I, too, have needs. Having a high self-esteem, and being elderly, I need a Rolls Royce. Without one, I would suffer psychological damage. I don't mean the current models, which are mere sandbox toys for Saudi princes, but the proper, elegant kind current until the early 1980s and which can now be picked up for about the price of a new Kia. Hey, I'm not greedy!
The only drawback is that being 40 years old they need a fair bit of maintenance, and my bones are too stiff to get under them so I'll also need a chauffeur / mechanic to go with it; and I might as well have his wife as a housekeeper, for the same old bones are ill suited to physical labor about the house.
I also need a lady friend, but won't add that to my Needs List because I expect the Rolls Royce to double as a handy chick magnet.

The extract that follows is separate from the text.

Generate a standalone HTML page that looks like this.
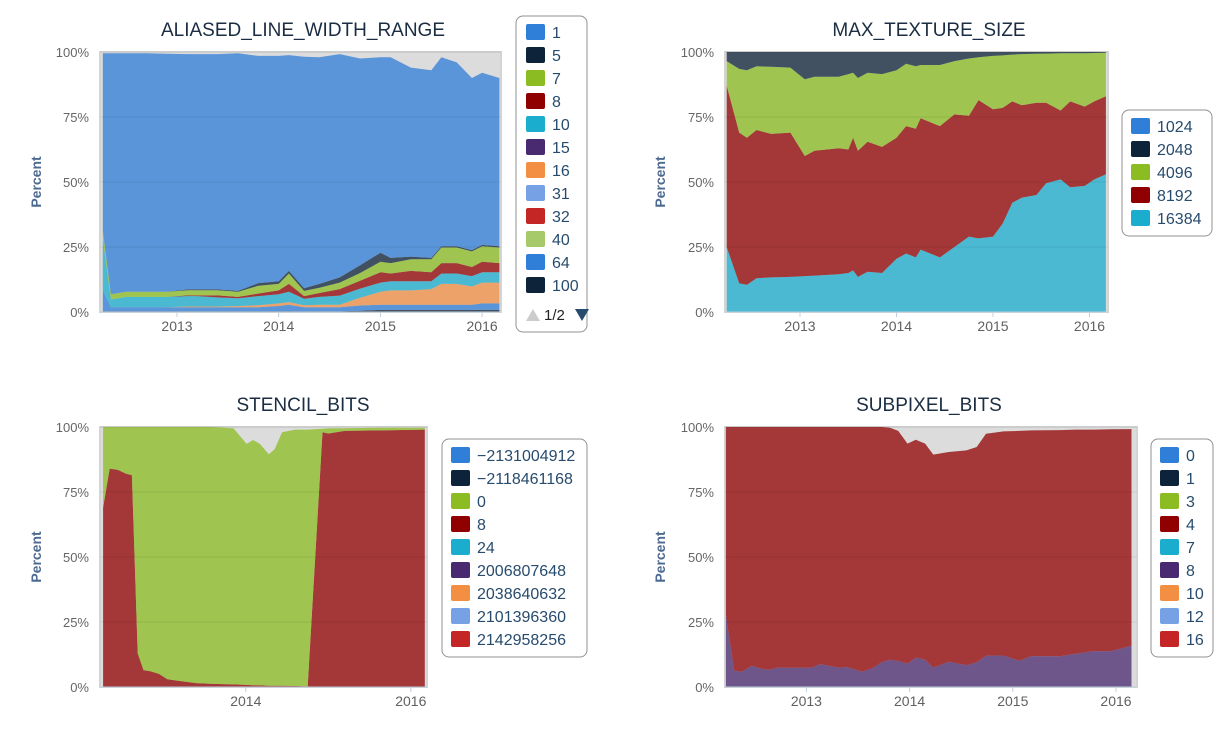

So, how are these needs to be met; a living wage for the worker, and a Rolls for me? That pickup driver didn't spend all that money on a b-sticker for no reason, and given his wife's inverted understanding of the government school monopoly I'll take a wild guess that he wants someone to force employers to pay higher wages. He perceives a need, his knees jerk, and he calls for guns to be held to their heads. In a democracy, that's how needs are met.
There are quite a lot of artisans like him and some of them gang up in trade unions and those unions are not poor and their coffers are open to any Pol who will ensure enactment of the necessary legislation. So it could happen. Again.
But there are also quite a lot of Retired Persons like me, and the AARP is a kind of union too, and has a deal of political clout. Why should it not make sure that its members are decently equipped with luxury transport of their choice, along with free maintenance, and a housekeeper to make sure all is kept clean? After all there's plenty of money yet that can be squeezed out of the taxpayer, and if they should ever squeal too loudly, more can readily be printed. That's how needs are met.
Or rather, that's how government meets needs.
After its day has passed, how will the resulting zero government society meet needs? - there are two ways, and only two.
The first is by gift. An employee feels underpaid, and appeals for a supplement to his wage, and generous folk like the pickup driver on the Far Left digs into his wallet and makes him a donation. Or for my own needs, I might tap in to one of the charities like the American Society for the Relief of Distressed Gentlefolk and get them to arrange for the Rolls. Or failing all that, either of us could get the needed money the old-fashioned way: by inheriting it. Perfectly fair, and in the coming ZGS it will be rather common, for most people will, never having been taxed, have plenty left at the end of their lives to donate to worthy causes, especially their children.
The other, and dominant, way is by voluntary exchange.
An employee will tell his boss that he likes the work but feels he's being paid too little. A discussion will ensue, and if the boss thinks the person is giving him a better bargain than he can find from any replacement, a raise will follow; if not, the worker will shop around for a boss who needs him more. The labor market at work; it requires only that there be plenty of competitors hiring.
No taxes will prevent the accumulation of wealth or the building of a family fortune over more than one generation, and those facts are what will enable curmudgeons like me to retire in the luxury we deserve - including, of course, a little ol' Rolls Royce. This requires only that we do take advantage of the freedom to invest savings well, and ample precedent from the 19th and earlier centuries tells us that such thrift will be commonplace.
There will be some deserving poor, whom Nature has not equipped to look after themselves in such ways, and there always have been, and always before the word "entitlement" was so viciously twisted, they were cared for with compassion by the many able to help. Compassion has still not quite been extinguished and will rapidly resurrect after sanity has, with freedom, been restored.